Last week, in fact a few days before the 8.8RS earthquake struck Chile, I saw this Carmenère on sale at my local grocer. I remember it well because I often shoot cell-cam photos like these:
I do this to make a note of the price, so I can quote it correctly for you dear reader, when I finally sit down – either in an inebriated state, or perhaps even months afterwards, using notes and making sense on a second tasting of what I said while inebriated… right after the first tasting!
You see I often write up the review, then not hit “publish” because my writing just doesn’t make sense. Shocking, I know.
But little photographic nuggets like this are helpful in more ways than one. You see as I was at the check-out counter this particular bottle for some reason did not scan at the register. The cashier was about to call the wine dept when I said “It’s $9.99″ and held up the photo on my phone’s screen. She looked at me like I was an alien. I also noted that she also moved as far away from me as she could within her little cashier’s pen… “Why do you take pictures of things like that?” she inquired, in a tone reserved for subjects such as Furries (really, do NOT google that term. I mean it. Seriously!) I sighed, put my phone in my pocket and, fully expecting her to call security any second, admitted I wrote wine reviews. Suddenly her demeanor changed, she no longer cringed at the far reaches of her workspace, but visibly relaxed and said “oh, that’s interesting!” and carried on checking and bagging my groceries.
What she couldn’t see in that photo, but you can as I’ve blown it up for you, is a strange faux pas committed by the wine dept:
I love a good Cabernet Sauvignon. It is indeed a fine Bordeaux grape, but so is Carmenère, which is a completely different varietal! Sure, Carmenère has often, and even famously, been confused with Merlot, but Cabernet Sauvignon? C’mon! The rest of that paragraph is just so much wine jargon bullshit that when combined with the goofy grape gaffe it nearly sent me into a rage. If I had my battle axe on me I might have gone berserk right there. A barbaric pillaging and burning of the grocery store. Instead I bid the cashier good-bye with a monosyllabic grunt and pushed my shopping cart menacingly out to my car.
I planned to open up the Carmenère in a few days when we expected an old friend of Mrs. Barbarian to come by for dinner. That dinner was postponed though, and I failed at securing this bottle from pillage by Mrs. Barbarian. Sure enough she plundered the cabinet where I keep bottles for imminent consumption, opened it, and drank a glass. To add injury to insult, she then put the bottle into the refrigerator! That is where I found it one morning when I went to make my breakfast… a bottle of Carmenère in the fridge door!
I pulled it out and set it upon the counter. It was a good thing that Mrs.
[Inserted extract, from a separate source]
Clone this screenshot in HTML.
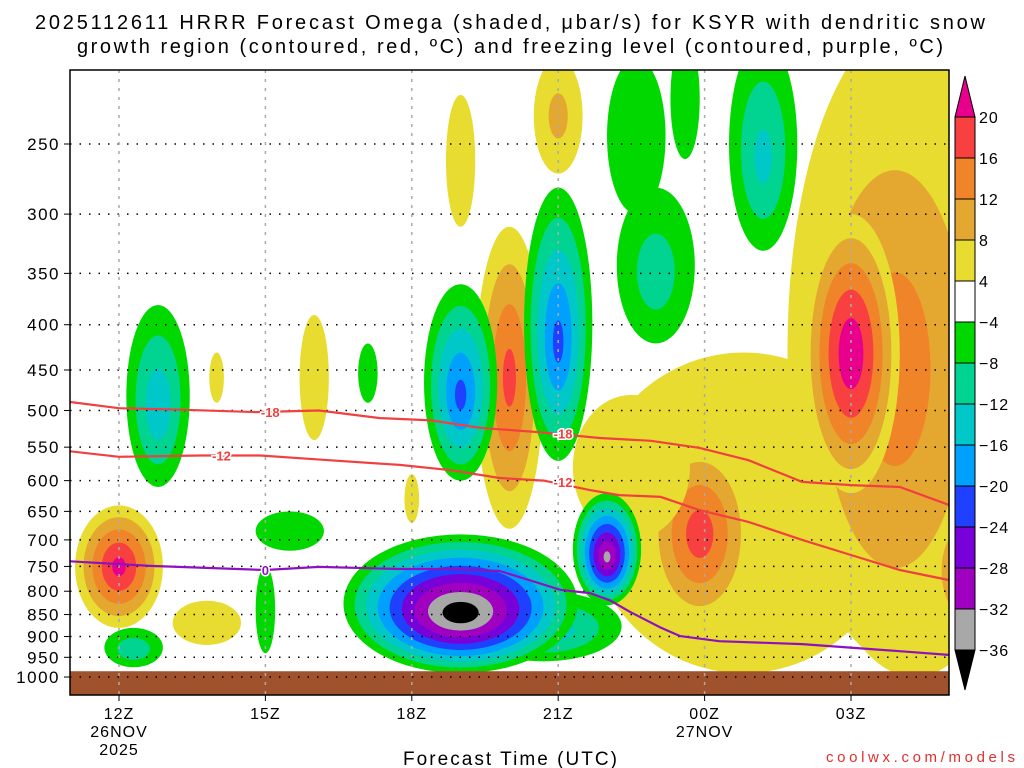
<!DOCTYPE html>
<html><head><meta charset="utf-8"><style>
html,body{margin:0;padding:0;background:#fff;}
svg{display:block;font-family:"Liberation Sans",sans-serif;}
</style></head><body>
<svg id="chart" width="1024" height="768" viewBox="0 0 1024 768">
<text x="35" y="29" font-size="20" textLength="950" lengthAdjust="spacing">2025112611 HRRR Forecast Omega (shaded, μbar/s) for KSYR with dendritic snow</text>
<text x="77" y="53" font-size="20" textLength="866" lengthAdjust="spacing">growth region (contoured, red, ºC) and freezing level (contoured, purple, ºC)</text>
<defs><clipPath id="pc"><rect x="70" y="70" width="879" height="625"/></clipPath></defs>
<g id="plot" clip-path="url(#pc)"></g>
<g id="overlay"></g>
<rect x="70" y="70" width="879" height="625" fill="none" stroke="#000" stroke-width="1.5"/>
<g id="cbar"></g>
<text x="403" y="765" font-size="19" textLength="214" lengthAdjust="spacing">Forecast Time (UTC)</text>
<text x="826" y="762" font-size="15" fill="#e03030" textLength="189" lengthAdjust="spacing">coolwx.com/models</text>
</svg>
<script>
const pressureTicks=[250,300,350,400,450,500,550,600,650,700,750,800,850,900,950,1000];
const timeTicks=[0,3,6,9,12,15];
const timeLabels=["12Z","15Z","18Z","21Z","00Z","03Z"];
const dateLabels=["26NOV","","","","27NOV",""];
const yearLabels=["2025","","","","",""];
const posT=[12.8,16.3,15.9,15,17.6,11.9,8.0,0,1.8,2.0,4.0,7.0,9.0,6.0,17.8,10.5];
const posHW=[3.2,2.6,2.2,1.0,0.9,1.1,0.7,0.9,0.7,0.15,0.3,0.3,0.5,0.15,0.8,1.2];
const posTop=[430,180,210,300,640,540,310,640,820,430,390,220,200,590,200,480];
const posBot=[990,1000,960,620,900,880,680,880,920,490,540,310,270,670,330,700];
const posPeak=[7,8,15,24,24,19,18,22,6,6,6,6,10,6,6,7];
const negT=[0.8,0.3,3.0,3.5,5.1,7.0,8.7,7.0,9.0,10.0,10.6,11.0,11.6,13.2];
const negHW=[0.65,0.6,0.2,0.7,0.2,0.75,1.6,2.4,0.7,0.7,0.6,0.8,0.3,0.7];
const negTop=[380,880,750,650,420,360,800,690,280,620,200,280,190,190];
const negBot=[610,975,940,720,490,600,960,990,570,830,300,420,260,330];
const negPeak=[-16,-12,-6,-6,-6,-22,-16,-40,-22,-34,-7,-11,-6,-14];
const dgz18T=[-1,0,1.25,2.8,4.1,5.35,6.4,7.4,8.6,9.85,10.9,11.9,12.9,14,15,16,17];
const dgz18P=[489,497,499,502,500,510,513,523,529,537,541,551,569,602,607,610,639];
const dgz12T=[-1,0,1.66,2.9,4.3,5.75,6.8,7.8,8.7,9.65,10.25,11.1,11.9,12.9,14,15,16,17];
const dgz12P=[556,564,562,562,569,576,584,596,600,615,623,626,648,668,700,728,757,777];
const frzT=[-1,0.64,3,4.1,5.75,6.8,7.8,8.4,9.04,9.65,10.06,10.47,11.09,11.5,12.3,14,16,17];
const frzP=[740,749,757,751,755,755,759,777,797,804,819,844,879,899,911,918,935,944];
const posLevels=[4,8,12,16,20];
const posColors=["#e8dc30","#e4a830","#f08428","#f84040","#e8008c"];
const negLevels=[-4,-8,-12,-16,-20,-24,-28,-32,-36];
const negColors=["#00d800","#00d490","#00c8c8","#00a0ff","#2040ff","#7800d8","#a000c0","#a8a8a8","#000000"];
const cbLabels=["20","16","12","8","4","−4","−8","−12","−16","−20","−24","−28","−32","−36"];

const NS="http://www.w3.org/2000/svg";
const X=t=>119+48.8*t;
const Y=p=>144+384.5*Math.log(p/250);
function mk(tag,attrs,parent){const e=document.createElementNS(NS,tag);for(const k in attrs)e.setAttribute(k,attrs[k]);parent.appendChild(e);return e;}
const plot=document.getElementById('plot');
const ov=document.getElementById('overlay');
const svg=document.getElementById('chart');

function blob(t,hw,top,bot,peak,levels,colors,sign){
  const cx=X(t),cy=(Y(top)+Y(bot))/2,rx=hw*48.8,ry=(Y(bot)-Y(top))/2;
  const ap=Math.abs(peak);
  levels.forEach((L,i)=>{
    const aL=Math.abs(L); if(aL>=ap) return;
    const k=Math.pow((ap-aL)/(ap-4),0.85);
    const e=mk('ellipse',{cx:cx,cy:cy+(sign<0?ry*0.15*(1-k):0),rx:rx*k,ry:ry*k,fill:colors[i]},plot);
    
    
  });
}
posT.forEach((t,i)=>blob(t,posHW[i],posTop[i],posBot[i],posPeak[i],posLevels,posColors,1));
negT.forEach((t,i)=>blob(t,negHW[i],negTop[i],negBot[i],negPeak[i],negLevels,negColors,-1));

const g=mk('rect',{x:70,y:Y(985),width:879,height:695-Y(985),fill:"#a0522d"},plot);



pressureTicks.forEach(p=>{
  const y=Y(p);
  const l=mk('line',{x1:70,x2:949,y1:y,y2:y,stroke:"#000","stroke-width":1.5,"stroke-dasharray":"1.5 8"},ov);
  
  
  mk('line',{x1:64,x2:70,y1:y,y2:y,stroke:"#000"},ov);
  const tx=mk('text',{x:60,y:y+6,"font-size":17,"text-anchor":"end","letter-spacing":"1.5"},ov);
  tx.textContent=p;
  
  
});
timeTicks.forEach((t,i)=>{
  const x=X(t);
  const l=mk('line',{x1:x,x2:x,y1:70,y2:695,stroke:"#aaa","stroke-width":1.5,"stroke-dasharray":"3 6"},ov);
  
  
  mk('line',{x1:x,x2:x,y1:695,y2:701,stroke:"#000"},ov);
  [timeLabels[i],dateLabels[i],yearLabels[i]].forEach((s,j)=>{
    if(!s)return;
    const tx=mk('text',{x:x,y:719+j*18,"font-size":16,"text-anchor":"middle","letter-spacing":"1"},svg);
    tx.textContent=s;
    
    
  });
});
function line(T,P,color,name){
  const d=T.map((t,i)=>(i?'L':'M')+X(t).toFixed(1)+','+Y(P[i]).toFixed(1)).join('');
  const l=mk('path',{d:d,fill:"none",stroke:color,"stroke-width":2.2},ov);
  
  
}
line(dgz18T,dgz18P,"#f04040","dgz-minus18-contour");
line(dgz12T,dgz12P,"#f04040","dgz-minus12-contour");
line(frzT,frzP,"#9010c0","freezing-level-contour");
function lab(t,p,s,c){
  const tx=mk('text',{x:X(t),y:Y(p)+5,"font-size":13,"font-weight":"bold",fill:c,"text-anchor":"middle",stroke:"#fff","stroke-width":3,"paint-order":"stroke"},ov);
  tx.textContent=s;
  
  
}
lab(3.1,502,"-18","#f04040");lab(9.1,531,"-18","#f04040");
lab(2.1,562,"-12","#f04040");lab(9.1,602,"-12","#f04040");
lab(3.0,757,"0","#9010c0");

const cb=document.getElementById('cbar');
const cbColors=posColors.slice(0,4).reverse().concat(["#ffffff"]).concat(negColors.slice(0,8));
const top0=117,step=41;
mk('polygon',{points:`955,${top0} 975,${top0} 965,76`,fill:"#e8008c",stroke:"#000"},cb);
cbColors.forEach((c,i)=>{
  const r=mk('rect',{x:955,y:top0+i*step,width:20,height:step,fill:c,stroke:"#000"},cb);
  
  
});
const bt=top0+13*step;
mk('polygon',{points:`955,${bt} 975,${bt} 965,690`,fill:"#000",stroke:"#000"},cb);
cbLabels.forEach((s,i)=>{
  const tx=mk('text',{x:979,y:top0+i*step+6,"font-size":16,"letter-spacing":"1"},cb);
  tx.textContent=s;
  
  
});
</script>
</body></html>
Barbarian wan’t in the house at the time.
We drank the rest of the bottle at dinner, but given that it had been opened, and then refrigerated, I felt that any impressions I had of the wine may have been tainted by the
poor treatment torture inflicted upon it by Mrs. Barbarian.
So I went back to the store a few days later. This was after the quake had rocked Chile, and I returned with the goal of buying nothing but Chilean wines. They’re going to need all the help thy can get, since wine is likely their second largest export item after copper, and while the copper mines are all located in the desert north which was largely unaffected by the quake, the vineyards are mostly located in the hardest hit regions of Chile. I bought four bottles of Cono Sur 2008 Carmenère, and once again the cash register didn’t ring it up properly and I said ‘It costs $9.99.” The cashier called the wine department who walked over with the tag for the cashier to scan and it came up $10.99. They had raised the price on me by a buck in under a week! I certainly hope they are not profiting on the tragedy in Chile. I felt like an heel for claiming a dollar discount per-bottle. The cashier eyed me suspiciously while I muttered about having bought the same bottle for $9.99 the week before.
This is not a great wine, but it certainly is a great value wine. Very much like most Chileans, in that you get good quality for a very low price. A wine of this level from here in California would set you back $30—$45, but coming from Chile it is around ten bucks. Viva Chile!
I heartily recommend this wine as a “nightly drinker” value wine. Great with dinners at home, or no particular special occasion. As a Carmenère it doesn’t stand up to many of the samples I’ve tried, but it is certainly a reasonable representation of the grape. Lots of flavor, and stands up to spicy foods well.
Given how hard I worked to get to this point I would have loved to uncovered a gem, but this one wasn’t that amazing. Good, but not great.